Светлый фон

Если не считать Радюкина, Шафрана и группы Трубникова, «Пионер» приводили в движение двадцать девять человек. Столь малый экипаж стал возможен только благодаря высочайшей степени автоматизации и новому поколению надежных функциометров. Три десятка человек, которых отбирали по всей Империи, по всему флоту. Лучшие из лучших, прошедшие все мыслимые физические и психологические проверки, профессионалы, все с настоящим боевым опытом. И сегодня их отшлифованным навыком, трудом и самоотверженностью «Пионер» совершал невозможное.

Нельзя пройти «под винтом» впритирку к махине с водоизмещением больше ста тысяч тонн, когда считанные метры отделяют рубку от днища сверхтранспорта. Когда потоки невероятной силы, порожденные работой батареи исполинских винтов, раскачивают субмарину как детскую игрушку в ванне.

Нельзя управлять подлодкой силами больного, страдающего радиологической болезнью экипажа, в котором все принимают высокотоксичные препараты и держатся на ногах только благодаря ударным дозам стимуляторов, а так же переливаниям плазмы.

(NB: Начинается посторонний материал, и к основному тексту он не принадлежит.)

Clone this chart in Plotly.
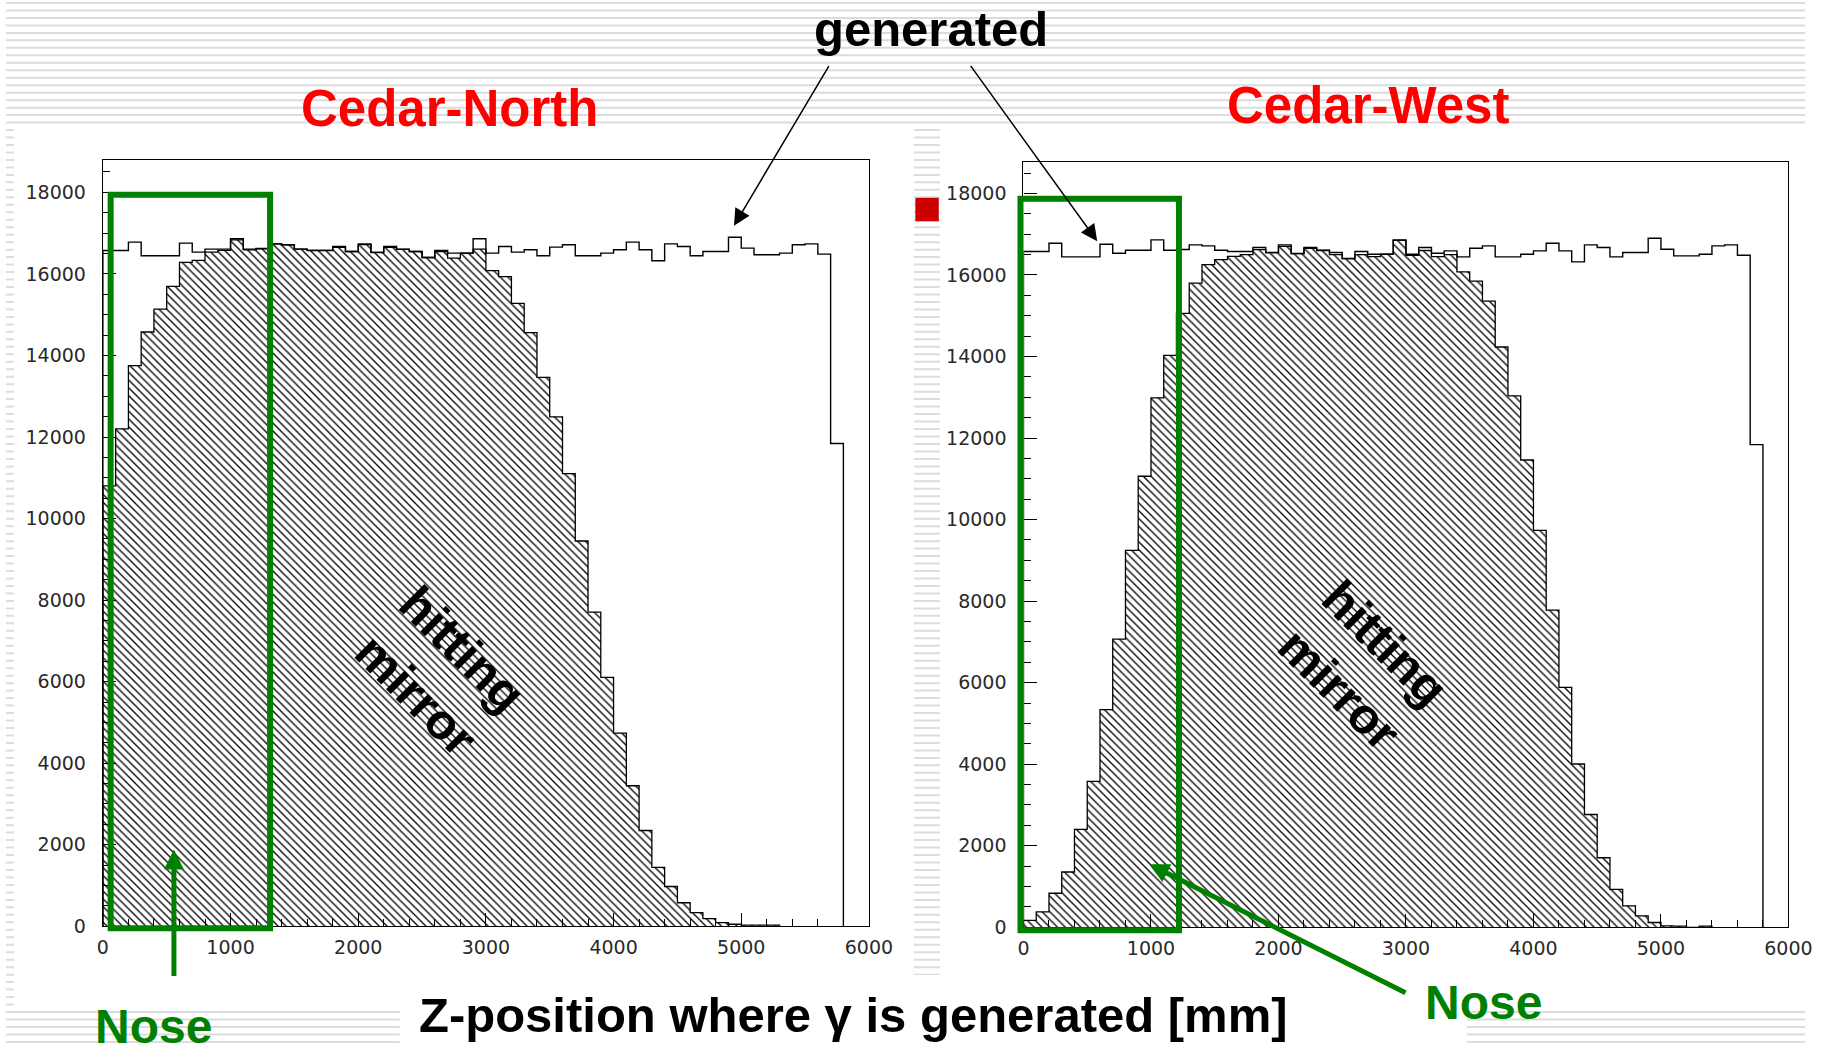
import plotly.graph_objects as go

# ---------------- data (counts per 100 mm bin, starting at z = 0) ----------------
bin_width = 100
generated_counts = [16575, 16575, 16779, 16444, 16444, 16444, 16755, 16534, 16608, 16608,
                    16861, 16608, 16624, 16738, 16714, 16608, 16575, 16575, 16673, 16550,
                    16738, 16526, 16673, 16608, 16550, 16403, 16575, 16510, 16510, 16861,
                    16510, 16673, 16534, 16591, 16444, 16657, 16714, 16444, 16444, 16510,
                    16591, 16779, 16591, 16322, 16738, 16673, 16444, 16550, 16550, 16901,
                    16632, 16469, 16469, 16510, 16714, 16738, 16485, 11840]
north_mirror_counts = [10800, 12200, 13750, 14576, 15138, 15693, 16281, 16330, 16534, 16575,
                       16836, 16591, 16616, 16738, 16714, 16608, 16575, 16575, 16650, 16550,
                       16720, 16526, 16650, 16600, 16550, 16403, 16550, 16387, 16510, 16608,
                       16080, 15934, 15276, 14560, 13465, 12494, 11103, 9450, 7707, 6106,
                       4740, 3447, 2350, 1447, 976, 577, 333, 187, 90, 50,
                       30, 30, 30]
west_mirror_counts = [170, 380, 835, 1356, 2400, 3580, 5340, 7070, 9245, 11063,
                      12986, 14029, 15056, 15798, 16254, 16376, 16458, 16499, 16620, 16550,
                      16700, 16526, 16650, 16600, 16500, 16403, 16500, 16450, 16510, 16850,
                      16480, 16600, 16450, 16500, 16075, 15847, 15358, 14233, 13035, 11462,
                      9734, 7778, 5887, 4005, 2766, 1706, 932, 525, 280, 117,
                      35, 30, 0, 30]
x_ticks = [0, 1000, 2000, 3000, 4000, 5000, 6000]
y_ticks = [0, 2000, 4000, 6000, 8000, 10000, 12000, 14000, 16000, 18000]

# layout designed in 1829x1055 picture pixels; small correction for how the page is captured
W, H = 1829, 1055
SX, OX = 0.987, 2.0
SY, OY = 0.993, -0.5


def fx(x):
    return (x - OX) / SX


def fy(y):
    return (y - OY) / SY


def px(x):
    return fx(x) / W


def py(y):
    return 1 - fy(y) / H


def step_xy(counts):
    edges = [i * bin_width for i in range(len(counts) + 1)]
    xs = [edges[0]] + edges[:-1] + [edges[-1], edges[-1]]
    ys = [0] + list(counts) + [counts[-1], 0]
    return xs, ys


fig = go.Figure()

panels = [("x", "y", north_mirror_counts), ("x2", "y2", west_mirror_counts)]
for xa, ya, mirror in panels:
    mx, my = step_xy(mirror)
    fig.add_trace(go.Scatter(
        x=mx, y=my, xaxis=xa, yaxis=ya, mode="lines", line_shape="hv",
        line=dict(color="black", width=1.3), fill="tozeroy",
        fillcolor="rgba(0,0,0,0)",
        fillpattern=dict(shape="\\", size=5.5, solidity=0.24, fgcolor="black",
                         bgcolor="white", fillmode="replace"),
        hoverinfo="skip", showlegend=False))
    gx, gy = step_xy(generated_counts)
    fig.add_trace(go.Scatter(
        x=gx, y=gy, xaxis=xa, yaxis=ya, mode="lines", line_shape="hv",
        line=dict(color="black", width=1.4), hoverinfo="skip", showlegend=False))

tickfont = dict(family="DejaVu Sans", size=19, color="#2a2a2a")
xcommon = dict(range=[0, 6000], tickvals=x_ticks, ticktext=[str(v) for v in x_ticks],
               ticks="inside", ticklen=13, tickwidth=1, tickcolor="black",
               minor=dict(dtick=200, tick0=0, ticks="inside", ticklen=7, tickcolor="black"),
               showline=True, linecolor="black", linewidth=1.3, mirror=True,
               showgrid=False, zeroline=False, tickfont=tickfont, ticklabelstandoff=4)
ycommon = dict(tickvals=y_ticks, ticktext=[str(v) for v in y_ticks],
               ticks="inside", ticklen=13, tickwidth=1, tickcolor="black",
               minor=dict(dtick=500, tick0=0, ticks="inside", ticklen=7, tickcolor="black"),
               showline=True, linecolor="black", linewidth=1.3, mirror=True,
               showgrid=False, zeroline=False, tickfont=tickfont, ticklabelstandoff=12)

fig.update_layout(
    width=W, height=H, margin=dict(l=0, r=0, t=0, b=0, pad=0),
    paper_bgcolor="white", plot_bgcolor="rgba(0,0,0,0)",
    xaxis=dict(domain=[px(99.2), px(867.9)], anchor="y", **xcommon),
    yaxis=dict(domain=[py(929), py(159.8)], anchor="x", range=[0, 18800], **ycommon),
    xaxis2=dict(domain=[px(1023), px(1790.6)], anchor="y2", **xcommon),
    yaxis2=dict(domain=[py(930), py(162.1)], anchor="x2", range=[0, 18770], **ycommon),
)

# ---------------- slide background: grey stripes with white picture areas ----------------
stripe_ys = [2.5 + 7.5 * k for k in range(142) if 0 <= py(2.5 + 7.5 * k) <= 1]
stripe_path = "".join(f"M0,{py(s)} L1,{py(s)} " for s in stripe_ys)
shapes = [dict(type="path", path=stripe_path, xref="paper", yref="paper",
               line=dict(color="#dcdcdc", width=2), layer="below")]
for (x0, y0, x1, y1) in [(10, 128, 913, 1011), (939, 128, 1829, 1014), (397, 978, 1468, 1055)]:
    shapes.append(dict(type="rect", xref="paper", yref="paper", x0=px(x0), x1=min(px(x1), 1.0),
                       y0=max(py(y1), 0.0), y1=py(y0), fillcolor="white", line=dict(width=0),
                       layer="below"))
# red bullet square
shapes.append(dict(type="rect", xref="paper", yref="paper", x0=px(914.5), x1=px(938),
                   y0=py(221.6), y1=py(198), fillcolor="#cc0000", line=dict(width=0)))
# green "Nose" boxes
for (x0, y0, x1, y1) in [(107, 195, 267, 931), (1020, 199, 1179, 933)]:
    shapes.append(dict(type="rect", xref="paper", yref="paper", x0=px(x0), x1=px(x1),
                       y0=py(y1), y1=py(y0), line=dict(color="#008000", width=6),
                       fillcolor="rgba(0,0,0,0)"))
fig.update_layout(shapes=shapes)

bold = "Liberation Sans"
annotations = [
    dict(text="generated", x=px(930), y=py(29), font=dict(family=bold, size=49, color="black", weight="bold")),
    dict(text="Cedar-North", x=px(448), y=py(108), font=dict(family=bold, size=51, color="#ff0000", weight="bold")),
    dict(text="Cedar-West", x=px(1369), y=py(105), font=dict(family=bold, size=51, color="#ff0000", weight="bold")),
    dict(text="hitting<br>mirror", x=px(437), y=py(674), textangle=45,
         font=dict(family=bold, size=50, color="black", weight="bold")),
    dict(text="hitting<br>mirror", x=px(1363), y=py(668), textangle=45,
         font=dict(family=bold, size=50, color="black", weight="bold")),
    dict(text="Nose", x=px(150), y=py(1030), font=dict(family=bold, size=48, color="#008000", weight="bold")),
    dict(text="Nose", x=px(1485), y=py(1005), font=dict(family=bold, size=48, color="#008000", weight="bold")),
    dict(text="Z-position where γ is generated [mm]", x=px(852), y=py(1018),
         font=dict(family=bold, size=49, color="black", weight="bold")),
]
for a in annotations:
    a.update(xref="paper", yref="paper", showarrow=False, xanchor="center", yanchor="middle")

arrows = [
    # (head_x, head_y, tail_x, tail_y, color, width, size)
    (732.5, 226, 827, 66, "black", 1.5, 2.2),
    (1097, 241.5, 971, 66, "black", 1.5, 2.2),
    (170.5, 852, 170.5, 979, "#008000", 5, 0.8),
    (1149, 866.7, 1403.6, 995, "#008000", 5, 0.8),
]
for hx, hy, tx, ty, col, w, s in arrows:
    annotations.append(dict(text="", x=px(hx), y=py(hy), xref="paper", yref="paper",
                            ax=fx(tx) - fx(hx), ay=fy(ty) - fy(hy), showarrow=True, arrowhead=2,
                            arrowsize=s, arrowwidth=w, arrowcolor=col))
fig.update_layout(annotations=annotations)

fig.write_html("out.html")
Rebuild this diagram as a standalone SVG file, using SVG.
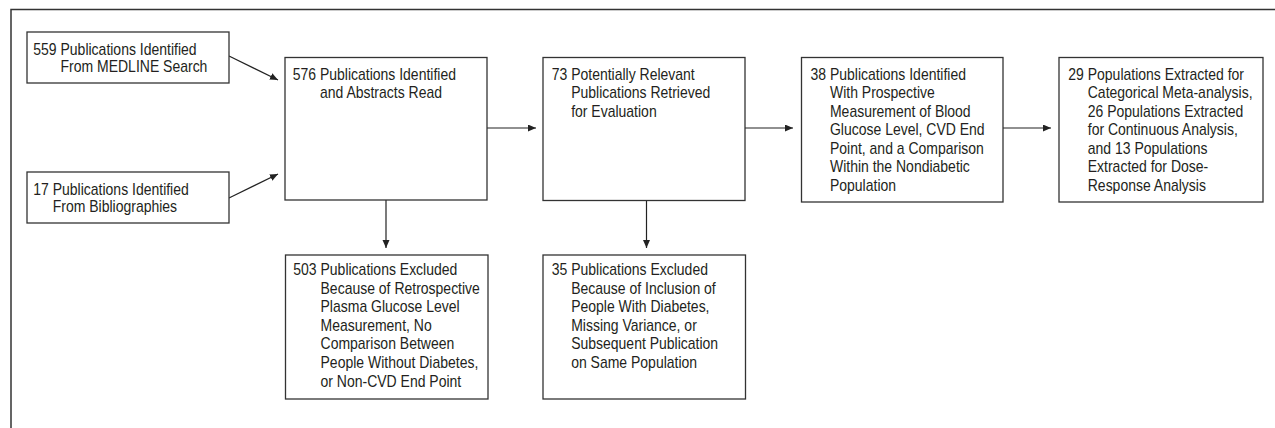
<svg xmlns="http://www.w3.org/2000/svg" width="1275" height="428" viewBox="0 0 1275 428">
<style>
.box{fill:#fff;stroke:#333;stroke-width:1.3}
.t{font-family:"Liberation Sans",Arial,sans-serif;font-size:16px;fill:#231f20}
.c{stroke:#222;stroke-width:1.2;fill:none}
.frame{stroke:#333;stroke-width:1.5;fill:none}
</style>
<defs>
<marker id="ah" markerUnits="userSpaceOnUse" markerWidth="9" markerHeight="8" refX="8" refY="3.5" orient="auto">
<path d="M0,0 L8,3.5 L0,7 z" fill="#222"/>
</marker>
</defs>
<rect width="1275" height="428" fill="#fff"/>
<path class="frame" d="M11,428 V9.5 H1275"/>

<g id="connectors">
<line class="c" x1="229" y1="56" x2="278" y2="80" marker-end="url(#ah)"/>
<line class="c" x1="229" y1="198" x2="278" y2="174" marker-end="url(#ah)"/>
<line class="c" x1="487" y1="128" x2="536" y2="128" marker-end="url(#ah)"/>
<line class="c" x1="745" y1="128" x2="793" y2="128" marker-end="url(#ah)"/>
<line class="c" x1="1003" y1="128" x2="1051" y2="128" marker-end="url(#ah)"/>
<line class="c" x1="386" y1="200" x2="386" y2="248" marker-end="url(#ah)"/>
<line class="c" x1="646.5" y1="200.5" x2="646.5" y2="248" marker-end="url(#ah)"/>
</g>

<g id="n559">
<rect class="box" x="27" y="32" width="202" height="51"/>
<text class="t" transform="translate(33.3,55) scale(0.875,1)"><tspan x="0" y="0">559 Publications Identified</tspan><tspan x="31.14" dy="17.5">From MEDLINE Search</tspan></text>
</g>

<g id="n17">
<rect class="box" x="27" y="172" width="202" height="51"/>
<text class="t" transform="translate(33.3,195) scale(0.875,1)"><tspan x="0" y="0">17 Publications Identified</tspan><tspan x="22.24" dy="17.5">From Bibliographies</tspan></text>
</g>

<g id="n576">
<rect class="box" x="285" y="57.5" width="202" height="142.5"/>
<text class="t" transform="translate(292.7,80) scale(0.875,1)"><tspan x="0" y="0">576 Publications Identified</tspan><tspan x="31.14" dy="18.5">and Abstracts Read</tspan></text>
</g>

<g id="n73">
<rect class="box" x="543" y="57.5" width="202" height="143"/>
<text class="t" transform="translate(551.7,80) scale(0.875,1)"><tspan x="0" y="0">73 Potentially Relevant</tspan><tspan x="22.24" dy="18.5">Publications Retrieved</tspan><tspan x="22.24" dy="18.5">for Evaluation</tspan></text>
</g>

<g id="n38">
<rect class="box" x="801.5" y="57.5" width="201.5" height="144.5"/>
<text class="t" transform="translate(810.5,80) scale(0.875,1)"><tspan x="0" y="0">38 Publications Identified</tspan><tspan x="22.24" dy="18.5">With Prospective</tspan><tspan x="22.24" dy="18.5">Measurement of Blood</tspan><tspan x="22.24" dy="18.5">Glucose Level, CVD End</tspan><tspan x="22.24" dy="18.5">Point, and a Comparison</tspan><tspan x="22.24" dy="18.5">Within the Nondiabetic</tspan><tspan x="22.24" dy="18.5">Population</tspan></text>
</g>

<g id="n29">
<rect class="box" x="1059" y="57.5" width="204" height="144.5"/>
<text class="t" transform="translate(1068.3,80) scale(0.875,1)"><tspan x="0" y="0">29 Populations Extracted for</tspan><tspan x="22.24" dy="18.5">Categorical Meta-analysis,</tspan><tspan x="22.24" dy="18.5">26 Populations Extracted</tspan><tspan x="22.24" dy="18.5">for Continuous Analysis,</tspan><tspan x="22.24" dy="18.5">and 13 Populations</tspan><tspan x="22.24" dy="18.5">Extracted for Dose-</tspan><tspan x="22.24" dy="18.5">Response Analysis</tspan></text>
</g>

<g id="n503">
<rect class="box" x="285.5" y="255" width="202.5" height="144"/>
<text class="t" transform="translate(293.3,275) scale(0.875,1)"><tspan x="0" y="0">503 Publications Excluded</tspan><tspan x="31.14" dy="18.6">Because of Retrospective</tspan><tspan x="31.14" dy="18.6">Plasma Glucose Level</tspan><tspan x="31.14" dy="18.6">Measurement, No</tspan><tspan x="31.14" dy="18.6">Comparison Between</tspan><tspan x="31.14" dy="18.6">People Without Diabetes,</tspan><tspan x="31.14" dy="18.6">or Non-CVD End Point</tspan></text>
</g>

<g id="n35">
<rect class="box" x="543" y="255" width="202.5" height="144"/>
<text class="t" transform="translate(551.7,275) scale(0.875,1)"><tspan x="0" y="0">35 Publications Excluded</tspan><tspan x="22.24" dy="18.6">Because of Inclusion of</tspan><tspan x="22.24" dy="18.6">People With Diabetes,</tspan><tspan x="22.24" dy="18.6">Missing Variance, or</tspan><tspan x="22.24" dy="18.6">Subsequent Publication</tspan><tspan x="22.24" dy="18.6">on Same Population</tspan></text>
</g>
</svg>
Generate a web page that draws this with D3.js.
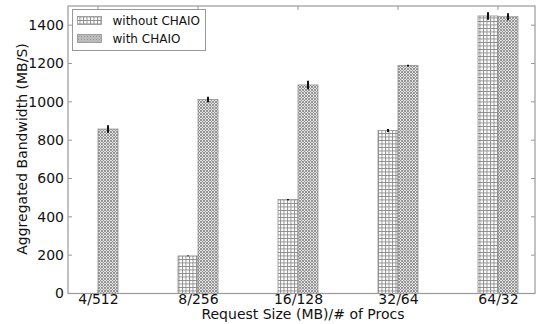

Нельзя управлять чем либо вообще в зоне действия дьявольского процесса, когда в глазах темнеет, и разум заполняют все страхи, поднявшиеся из глубин подсознания. И даже показания точнейших приборов становятся ложью.

Крамневский не верил, что «Пионер» сможет вернуться. То, что с трудом удалось один раз, на исправной лодке, со здоровым экипажем, на фоне обычного конвоя — не могло повториться столь же удачно вновь, когда все сложилось против лазутчиков. И Илион поступил так, как обычно делал в подобной ситуации — запретил себе думать о будущем. Просто отказал разуму в праве угадывать и прогнозировать.

Каждое действие он совершал как в последний раз, сосредоточившись на ближайшей минуте, не дальше, тщательно проговаривая про себя любое действие, пока оно не превращалось в набор простых манипуляций — без страха, без эмоций.

Просадка — недопустимо. Лодка не слушается рулей глубины — откачать балласт.

Нет времени, нет будущего. Есть только одна минута впереди, короткие, резкие слова команд и рокот винтов чудовищного корабля — шум, который был отчетливо слышен даже на командном мостике.

«Пионер» должен вернуться.

И невозможное стало явью.

— Прошли, — прошептал Межерицкий, утирая пот. Он произнес это короткое слово так, словно до сих пор не мог поверить в удачу. Скорее то был вопрос, осторожный и боязливый.

— Прошли, — повторил за ним боцман у манипуляторов рулей. Но уже без недоверия, как осторожное предположение.

Крамневский промолчал. Говорить было слишком трудно, язык будто застрял в пересохшем рту, как колючая губка. Командир лишь молча склонил голову, превращая предположение в уверенность.